BEGIN

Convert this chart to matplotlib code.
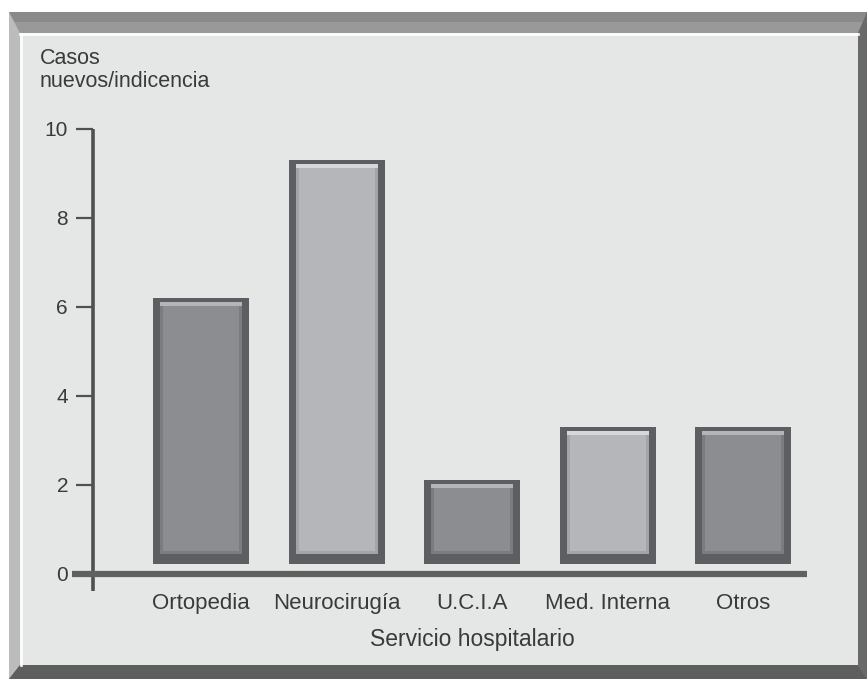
import matplotlib
matplotlib.use("Agg")
import matplotlib.pyplot as plt
from matplotlib.patches import Polygon
from matplotlib.lines import Line2D
import numpy as np

# ---- data ----
categories = ["Ortopedia", "Neurocirugía", "U.C.I.A", "Med. Interna", "Otros"]
values = [6.2, 9.3, 2.1, 3.3, 3.3]
yticks = [0, 2, 4, 6, 8, 10]
ylabel = "Casos\nnuevos/indicencia"
xlabel = "Servicio hospitalario"

# ---- styles ----
face_colors = ["#8c8d90", "#b5b6b9", "#8c8d90", "#b5b6b9", "#8c8d90"]
hl_colors = ["#b4b5b7", "#d6d7d8", "#b4b5b7", "#d6d7d8", "#b4b5b7"]
side_colors = ["#7b7c7f", "#a3a4a7", "#7b7c7f", "#a3a4a7", "#7b7c7f"]
edge_dark = "#5d5e61"
panel_bg = "#e5e6e6"
text_col = "#3a3a3a"
plt.rcParams['font.family'] = ['Liberation Sans', 'DejaVu Sans']

W, H = 867, 679
fig = plt.figure(figsize=(W / 100, H / 100), dpi=100)
fig.patch.set_facecolor("white")

def P(x, y):
    return (x / W, 1 - y / H)

def poly(pts, color, z=0):
    fig.add_artist(Polygon([P(*p) for p in pts], closed=True, facecolor=color,
                           edgecolor="none", transform=fig.transFigure, zorder=z))

# frame
poly([(9, 12), (867, 12), (867, 679), (9, 679)], "#8e8e8e")
poly([(9, 12), (867, 12), (858, 33), (20, 33)], "#999999")
poly([(9, 12), (867, 12), (862, 22), (14, 22)], "#8a8a8a")
poly([(9, 12), (20, 33), (20, 665), (9, 679)], "#bcbcbc")
poly([(867, 12), (867, 679), (858, 665), (858, 33)], "#6a6a6a")
poly([(9, 679), (867, 679), (858, 665), (20, 665)], "#5e5e5e")
poly([(20, 33), (858, 33), (858, 665), (20, 665)], panel_bg)
fig.add_artist(Line2D([P(20, 34)[0], P(858, 34)[0]], [P(20, 34)[1], P(858, 34)[1]],
                      color="white", lw=2, transform=fig.transFigure, alpha=0.9))
fig.add_artist(Line2D([P(21, 34)[0], P(21, 665)[0]], [P(21, 34)[1], P(21, 665)[1]],
                      color="white", lw=2, transform=fig.transFigure, alpha=0.9))

# axes geometry (pixels)
ax_l, ax_r = 93, 807
y0_px, y10_px = 573.6, 129.0
ax = fig.add_axes([ax_l / W, 1 - y0_px / H, (ax_r - ax_l) / W, (y0_px - y10_px) / H])
ax.set_facecolor("none")
x = np.arange(len(categories))
ax.set_xlim(-0.796, 4.469)
ax.set_ylim(0, 10)

pxx = (ax_r - ax_l) / (4.469 + 0.796)
pxy = (y0_px - y10_px) / 10.0

bw = 96 / pxx
side = 7 / pxx
top_dark = 4 / pxy
top_hl = 4 / pxy
bot_dark = 10 / pxy
b0 = 0.22

vals = np.array(values)
# outer dark bevel
ax.bar(x, vals - b0, bottom=b0, width=bw, color=edge_dark, zorder=3)
# inner slightly lighter ring
ax.bar(x, (vals - top_dark) - (b0 + bot_dark), bottom=b0 + bot_dark, width=bw - 2 * side,
       color=side_colors, zorder=4)
# face
ax.bar(x, (vals - top_dark) - (b0 + bot_dark + 3 / pxy), bottom=b0 + bot_dark + 3 / pxy,
       width=bw - 2 * side - 6 / pxx, color=face_colors, zorder=4)
# top highlight
ax.bar(x, top_hl, bottom=vals - top_dark - top_hl, width=bw - 2 * side,
       color=hl_colors, zorder=5)

for s in ax.spines.values():
    s.set_visible(False)

# axis lines
ax.plot([-0.796, -0.796], [-17 / pxy, 10], color="#505050", lw=2.6, clip_on=False,
        zorder=6, solid_capstyle="butt")
ax.plot([-0.796 - 21 / pxx, 4.469], [0, 0], color="#606060", lw=4.5, clip_on=False,
        zorder=6, solid_capstyle="butt")

ax.set_yticks(yticks)
ax.set_yticklabels([str(t) for t in yticks])
ax.tick_params(axis="y", length=12, width=1.6, color="#505050", pad=6,
               labelsize=15, labelcolor=text_col)
ax.set_xticks(x)
ax.set_xticklabels(categories)
ax.tick_params(axis="x", length=0, pad=14, labelsize=16, labelcolor=text_col)

ax.set_xlabel(xlabel, fontsize=16.5, color=text_col, va="top")
ax.xaxis.set_label_coords((2 + 0.796) / (4.469 + 0.796), (y0_px - 628) / (y0_px - y10_px))
ax.set_ylabel(ylabel, rotation=0, fontsize=15.5, color=text_col, ha="left", va="top",
              linespacing=1.1)
ax.yaxis.set_label_coords((40 - ax_l) / (ax_r - ax_l), (y0_px - 48) / (y0_px - y10_px))

fig.savefig("out.png", dpi=100)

END

→ **Task to complete**
Leaving out the pictures, repeat the data above exactly.

→ **Exercise solution**
Convert this chart to matplotlib code.
import matplotlib
matplotlib.use("Agg")
import matplotlib.pyplot as plt
from matplotlib.patches import Polygon
from matplotlib.lines import Line2D
import numpy as np

# ---- data ----
categories = ["Ortopedia", "Neurocirugía", "U.C.I.A", "Med. Interna", "Otros"]
values = [6.2, 9.3, 2.1, 3.3, 3.3]
yticks = [0, 2, 4, 6, 8, 10]
ylabel = "Casos\nnuevos/indicencia"
xlabel = "Servicio hospitalario"

# ---- styles ----
face_colors = ["#8c8d90", "#b5b6b9", "#8c8d90", "#b5b6b9", "#8c8d90"]
hl_colors = ["#b4b5b7", "#d6d7d8", "#b4b5b7", "#d6d7d8", "#b4b5b7"]
side_colors = ["#7b7c7f", "#a3a4a7", "#7b7c7f", "#a3a4a7", "#7b7c7f"]
edge_dark = "#5d5e61"
panel_bg = "#e5e6e6"
text_col = "#3a3a3a"
plt.rcParams['font.family'] = ['Liberation Sans', 'DejaVu Sans']

W, H = 867, 679
fig = plt.figure(figsize=(W / 100, H / 100), dpi=100)
fig.patch.set_facecolor("white")

def P(x, y):
    return (x / W, 1 - y / H)

def poly(pts, color, z=0):
    fig.add_artist(Polygon([P(*p) for p in pts], closed=True, facecolor=color,
                           edgecolor="none", transform=fig.transFigure, zorder=z))

# frame
poly([(9, 12), (867, 12), (867, 679), (9, 679)], "#8e8e8e")
poly([(9, 12), (867, 12), (858, 33), (20, 33)], "#999999")
poly([(9, 12), (867, 12), (862, 22), (14, 22)], "#8a8a8a")
poly([(9, 12), (20, 33), (20, 665), (9, 679)], "#bcbcbc")
poly([(867, 12), (867, 679), (858, 665), (858, 33)], "#6a6a6a")
poly([(9, 679), (867, 679), (858, 665), (20, 665)], "#5e5e5e")
poly([(20, 33), (858, 33), (858, 665), (20, 665)], panel_bg)
fig.add_artist(Line2D([P(20, 34)[0], P(858, 34)[0]], [P(20, 34)[1], P(858, 34)[1]],
                      color="white", lw=2, transform=fig.transFigure, alpha=0.9))
fig.add_artist(Line2D([P(21, 34)[0], P(21, 665)[0]], [P(21, 34)[1], P(21, 665)[1]],
                      color="white", lw=2, transform=fig.transFigure, alpha=0.9))

# axes geometry (pixels)
ax_l, ax_r = 93, 807
y0_px, y10_px = 573.6, 129.0
ax = fig.add_axes([ax_l / W, 1 - y0_px / H, (ax_r - ax_l) / W, (y0_px - y10_px) / H])
ax.set_facecolor("none")
x = np.arange(len(categories))
ax.set_xlim(-0.796, 4.469)
ax.set_ylim(0, 10)

pxx = (ax_r - ax_l) / (4.469 + 0.796)
pxy = (y0_px - y10_px) / 10.0

bw = 96 / pxx
side = 7 / pxx
top_dark = 4 / pxy
top_hl = 4 / pxy
bot_dark = 10 / pxy
b0 = 0.22

vals = np.array(values)
# outer dark bevel
ax.bar(x, vals - b0, bottom=b0, width=bw, color=edge_dark, zorder=3)
# inner slightly lighter ring
ax.bar(x, (vals - top_dark) - (b0 + bot_dark), bottom=b0 + bot_dark, width=bw - 2 * side,
       color=side_colors, zorder=4)
# face
ax.bar(x, (vals - top_dark) - (b0 + bot_dark + 3 / pxy), bottom=b0 + bot_dark + 3 / pxy,
       width=bw - 2 * side - 6 / pxx, color=face_colors, zorder=4)
# top highlight
ax.bar(x, top_hl, bottom=vals - top_dark - top_hl, width=bw - 2 * side,
       color=hl_colors, zorder=5)

for s in ax.spines.values():
    s.set_visible(False)

# axis lines
ax.plot([-0.796, -0.796], [-17 / pxy, 10], color="#505050", lw=2.6, clip_on=False,
        zorder=6, solid_capstyle="butt")
ax.plot([-0.796 - 21 / pxx, 4.469], [0, 0], color="#606060", lw=4.5, clip_on=False,
        zorder=6, solid_capstyle="butt")

ax.set_yticks(yticks)
ax.set_yticklabels([str(t) for t in yticks])
ax.tick_params(axis="y", length=12, width=1.6, color="#505050", pad=6,
               labelsize=15, labelcolor=text_col)
ax.set_xticks(x)
ax.set_xticklabels(categories)
ax.tick_params(axis="x", length=0, pad=14, labelsize=16, labelcolor=text_col)

ax.set_xlabel(xlabel, fontsize=16.5, color=text_col, va="top")
ax.xaxis.set_label_coords((2 + 0.796) / (4.469 + 0.796), (y0_px - 628) / (y0_px - y10_px))
ax.set_ylabel(ylabel, rotation=0, fontsize=15.5, color=text_col, ha="left", va="top",
              linespacing=1.1)
ax.yaxis.set_label_coords((40 - ax_l) / (ax_r - ax_l), (y0_px - 48) / (y0_px - y10_px))

fig.savefig("out.png", dpi=100)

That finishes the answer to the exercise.